Leaders of the Southwest Harbor Fire Department have agreed to make room in their station on Main Street to temporarily accommodate the second emergency response vehicle in the nonprofit’s fleet.
Last week selectmen unanimously approved an agreement for the storage of the ambulance from Nov. 30 until May 1, 2020. Selectman Kristin Hutchins recused herself from the vote as she serves as an ambulance driver and a board member for the Nursing Service.
R2 has been housed in a bay of the Bass Harbor Fire Station for at least the last 18 years, according to Tremont Fire Chief Keith Higgins.
“Tremont Fire Department let us stay there for a very long time,” said Sonia Field, a Nursing Service board member and ambulance driver for the last 15 years. “We see our time in the Bass Harbor station as over. They’ve been really supportive in helping us.”
Southwest Harbor-Tremont Nursing Service is a nonprofit organization that has provided ambulance service to both communities since the 1950s, according to Field.
There are 20 employees of the emergency response team that work primarily from a bay next to the Southwest Harbor Police Station on Village Green Way where R1 is housed. That ambulance responds to about 85 percent of the calls that come in for the two communities.
“We have medics on duty 24/7 in the station,” said Field, many of who come from as far away as Bangor. “Since we don’t have enough people available to respond as EMTs, we need to get people (from) off island.”
Emergency calls made to 911 for the service are dispatched through the Southwest Harbor police station after going to the Regional Communications Center in Hancock County.
In 2018, the Nursing Service responded to about 350 calls, down about 50 calls from recent years.
“What’s important is a call gets answered,” she said, about whether Tremont residents would be responded to in a timely manner.
In the 2010 census, Southwest Harbor had about 200 more year round residents than Tremont, 1,764 compared with 1,563.
When tasked with finding a new home for the second ambulance, the Nursing Service board members contemplated whether or not to keep it. They decided having two emergency response vehicles was the best way to continue their service.
“Having that second ambulance has really been a lifesaver for us,” Field told the Islander earlier this year.
Members of the Nursing Service’s board of directors started searching for a suitable storage location for the second ambulance more than a year ago. Criteria for storing an ambulance are pretty specific. When storing an ambulance, the building it is in needs to be heated, secure and easily and readily accessible throughout the year.
At the Nov. 26 meeting, Southwest Harbor Selectman Ryan Donahue expressed concern about whether medications in the ambulance would be secure in the town’s fire station. Hutchins said the fire station is locked, the ambulance is left ready to drive but all the medications are locked in separate compartments.

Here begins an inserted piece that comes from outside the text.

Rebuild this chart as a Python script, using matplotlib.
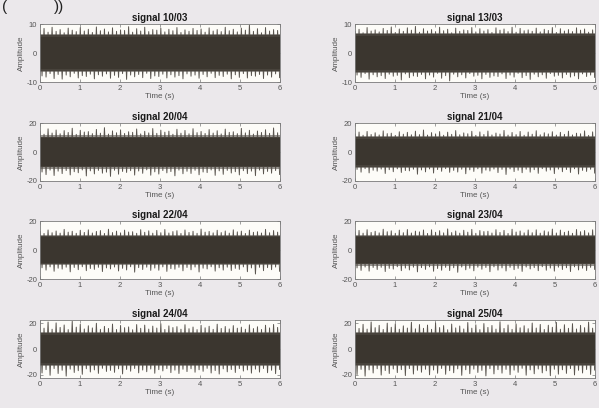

When the Tremont Volunteer Fire Department began the process of purchasing a new fire truck at the end of last year, they asked the nursing service if they could find another home for R2. A custom-built model, that town’s new fire truck is expected to arrive this month and be stored in one of the five bays of the Bass Harbor fire station.
“We loved having it there,” said Field about R2 being stored in Tremont. “I’m not quite sure what the plan in the spring will be.”